Objective: With the successful implementation of ultra-high-field imaging in neuro- and musculoskeletal imaging, the interest of scientific research expanded toward whole-body applications. The aim of this study was to assess the feasibility of dynamic contrast-enhanced renal magnetic resonance imaging (MRI) at 7 Tesla (T), with optimization and implementation of a dedicated examination protocol.

Material And Methods: In vivo dynamic contrast-enhanced high-field examinations were obtained in 10 healthy subjects on a 7 T whole-body MR scanner. A custom-built body transmit/receive reduced radiofrequency (RF) coil suitable for RF shimming was used for image acquisition. The examination protocol included (1) true fast imaging with steady-state precession imaging, (2) T2-weighted turbo spine echo imaging, (3) T1-weighted (T1w) in- and opposed-phase imaging, and (4) a fat-saturated 2D FLASH sequence. For dynamic imaging, gadobutrol was injected intravenously and T1w 3D FLASH images were obtained precontrast and at 20, 70, and 120 seconds delay. Qualitative image analysis was performed by 2 senior radiologists using a 3-point scale (1 = poor, 2 = moderate, 3 = good quality). Signal-to-noise ratio and contrast-to-noise ratio (CNR) of the renal cortex/medulla were measured for all sequences. For statistical analysis, a Wilcoxon Rank Test was used.

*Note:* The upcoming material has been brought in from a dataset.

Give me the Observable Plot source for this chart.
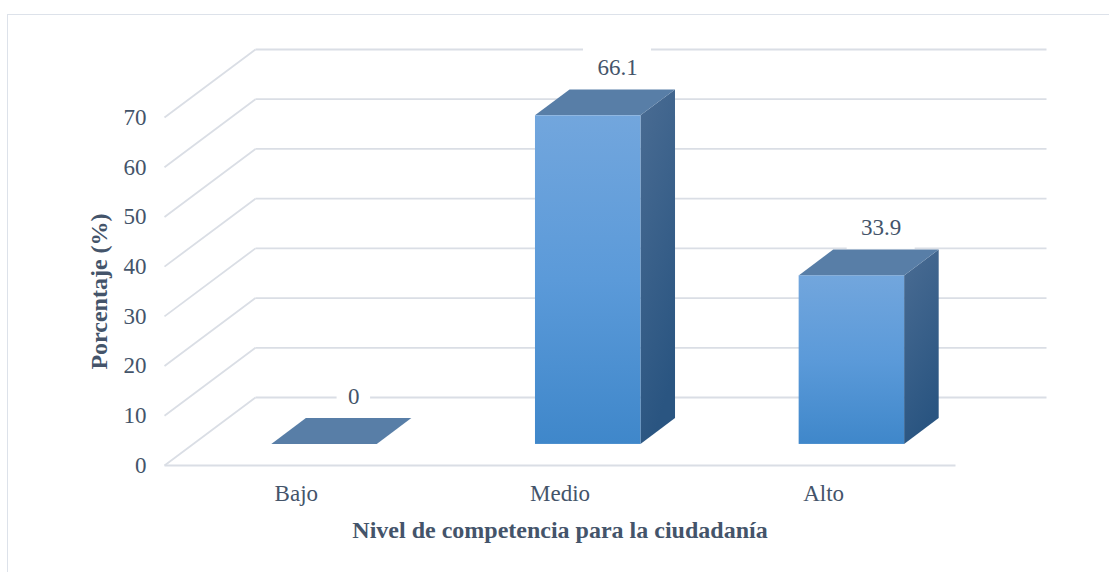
<!DOCTYPE html>
<html><head><meta charset="utf-8">
<script src="https://cdn.jsdelivr.net/npm/d3@7"></script>
<script src="https://cdn.jsdelivr.net/npm/@observablehq/plot@0.6"></script>
<style>
body{margin:0;background:#fff;}
#wrap{position:relative;width:1109px;height:572px;overflow:hidden;background:#fff;}
#chart{position:absolute;left:0;top:0;}
#chart text{font-family:"Liberation Serif","Times New Roman",serif;}
#border{position:absolute;left:7px;top:14px;right:-10px;bottom:-10px;border-left:1.5px solid #dde2ea;border-top:1.5px solid #dde2ea;pointer-events:none;}
</style></head><body><div id="wrap"><div id="chart"></div><div id="border"></div></div>
<script>
// ---- data ----
const categories = ["Bajo", "Medio", "Alto"];
const values = [0, 66.1, 33.9];
const yTicks = [0, 10, 20, 30, 40, 50, 60, 70];
const xTitle = "Nivel de competencia para la ciudadanía";
const yTitle = "Porcentaje (%)";

// ---- layout (3D-ish projection parameters) ----
const W = 1109, H = 572, mL = 164, mR = 154, mT = 117, mB = 107;
const pxX = (W - mL - mR) / categories.length;   // px per category unit
const pxY = (H - mT - mB) / 70;                   // px per percent
const DX = 91 / pxX, DY = 68 / pxY;               // full floor depth in data units
const f0 = 0.31, f1 = 0.69, half = 0.2;           // bar depth slice and half width

const textColor = "#44546a";
const gridColor = "#dadee5";
const font = "'Liberation Serif', 'Times New Roman', serif";

const bars = categories.map((c, i) => ({c, i, v: values[i]}));

// faces
const front = bars.map(b => ({
  x1: b.i - half + f0 * DX, x2: b.i + half + f0 * DX,
  y1: f0 * DY, y2: b.v + f0 * DY
}));
const topFace = bars.flatMap(b => [
  {z: b.i, y: b.v + f0 * DY, x1: b.i - half + f0 * DX, x2: b.i + half + f0 * DX},
  {z: b.i, y: b.v + f1 * DY, x1: b.i - half + f1 * DX, x2: b.i + half + f1 * DX}
]);
const sideFace = bars.filter(b => b.v > 0).flatMap(b => [
  {z: b.i, x: b.i + half + f0 * DX, y1: f0 * DY, y2: b.v + f0 * DY},
  {z: b.i, x: b.i + half + f1 * DX, y1: f1 * DY, y2: b.v + f1 * DY}
]);
const labels = bars.map(b => {
  const cx = b.i + (f0 + f1) / 2 * DX + 12 / pxX;
  const cy = b.v + f0 * DY + 48 / pxY;
  const t = String(b.v);
  const w = (t.length * 11.5 + 22) / pxX;
  const h = 21.5 / pxY;
  return {t, cx, cy, x1: cx - w / 2, x2: cx + w / 2, y1: cy - h, y2: cy + h};
});

function defs() {
  const ns = "http://www.w3.org/2000/svg";
  const d = document.createElementNS(ns, "defs");
  const mk = (id, stops, x2, y2) => {
    const g = document.createElementNS(ns, "linearGradient");
    g.setAttribute("id", id);
    g.setAttribute("x1", "0"); g.setAttribute("y1", "0");
    g.setAttribute("x2", x2); g.setAttribute("y2", y2);
    for (const [o, c] of stops) {
      const s = document.createElementNS(ns, "stop");
      s.setAttribute("offset", o); s.setAttribute("stop-color", c);
      g.appendChild(s);
    }
    d.appendChild(g);
  };
  mk("frontGrad", [["0", "#72a6dd"], ["0.5", "#5b9ad9"], ["1", "#3f87ca"]], "0", "1");
  mk("sideGrad", [["0", "#4a6c93"], ["1", "#2a5581"]], "0.3", "1");
  return d;
}

const chart = Plot.plot({
  width: W, height: H,
  marginLeft: mL, marginRight: mR, marginTop: mT, marginBottom: mB,
  x: {type: "linear", domain: [-0.5, categories.length - 0.5], axis: null},
  y: {domain: [0, 70], axis: null},
  style: {fontFamily: font, color: textColor, background: "none", overflow: "visible"},
  marks: [
    defs,
    // back wall gridlines
    Plot.link(yTicks, {x1: -0.5 + DX, x2: categories.length - 0.5 + DX, y1: d => d + DY, y2: d => d + DY,
      stroke: gridColor, strokeWidth: 1.8}),
    // side wall diagonals
    Plot.link(yTicks, {x1: -0.5, x2: -0.5 + DX, y1: d => d, y2: d => d + DY,
      stroke: gridColor, strokeWidth: 1.8}),
    // front floor edge
    Plot.link([0], {x1: -0.5, x2: categories.length - 0.5, y1: 0, y2: 0,
      stroke: gridColor, strokeWidth: 1.8}),
    // label backgrounds
    Plot.rect(labels, {x1: "x1", x2: "x2", y1: "y1", y2: "y2", fill: "white"}),
    // bars
    Plot.areaY(sideFace, {x: "x", y1: "y1", y2: "y2", z: "z", fill: "url(#sideGrad)", curve: "linear"}),
    Plot.areaX(topFace, {y: "y", x1: "x1", x2: "x2", z: "z", fill: "#587ea7", curve: "linear"}),
    Plot.rect(front, {x1: "x1", x2: "x2", y1: "y1", y2: "y2", fill: "url(#frontGrad)"}),
    // value labels
    Plot.text(labels, {x: "cx", y: "cy", text: "t", fontSize: 23, fontFamily: font, fill: textColor}),
    // y tick labels
    Plot.text(yTicks, {x: -0.5, y: d => d, text: d => String(d), dx: -18, textAnchor: "end", fontSize: 23, fontFamily: font, fill: textColor}),
    // category labels
    Plot.text(categories, {x: (d, i) => i, y: 0, text: d => d, dy: 28, fontSize: 23, fontFamily: font, fill: textColor}),
    // axis titles
    Plot.text([xTitle], {frameAnchor: "bottom", text: d => d, dy: 65, textAnchor: "middle", lineAnchor: "middle", fontSize: 24, fontWeight: "bold", fontFamily: font, fill: textColor}),
    Plot.text([yTitle], {frameAnchor: "left", text: d => d, dx: -65, rotate: -90, textAnchor: "middle", lineAnchor: "middle", fontSize: 24, fontWeight: "bold", fontFamily: font, fill: textColor})
  ]
});
document.getElementById("chart").appendChild(chart);
</script>
</body></html>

Results: All examinations were performed successfully and were well tolerated by all subjects without any side effects. Best overall image quality was rated for the T1w 2D FLASH sequence with an average score of 2.57, followed by the contrast-enhanced 3D FLASH sequence in the equilibrium phase (mean, 2.22). T2-weighted turbo spine echo imaging provided the weakest overall image quality score (1.30) and was most impaired by artifacts. Quantitative analysis showed highest CNR between cortex and medulla for arterial phase 3D FLASH imaging (CNR = 12.2), providing a statistically significant difference to all other sequences, except for the in- and opposed-phase and the fat-saturated 2D FLASH sequence. Conversely, equilibrium phase FLASH imaging yielded the weakest CNR score of 3.6.

Conclusion: This feasibility study reveals the diagnostic potential and current constraints of ultra-high-field abdominal MRI. Our initial results demonstrate the potential of dedicated dynamic-contrast 7 T renal MRI and the need for further optimization of imaging sequences and RF coil concepts.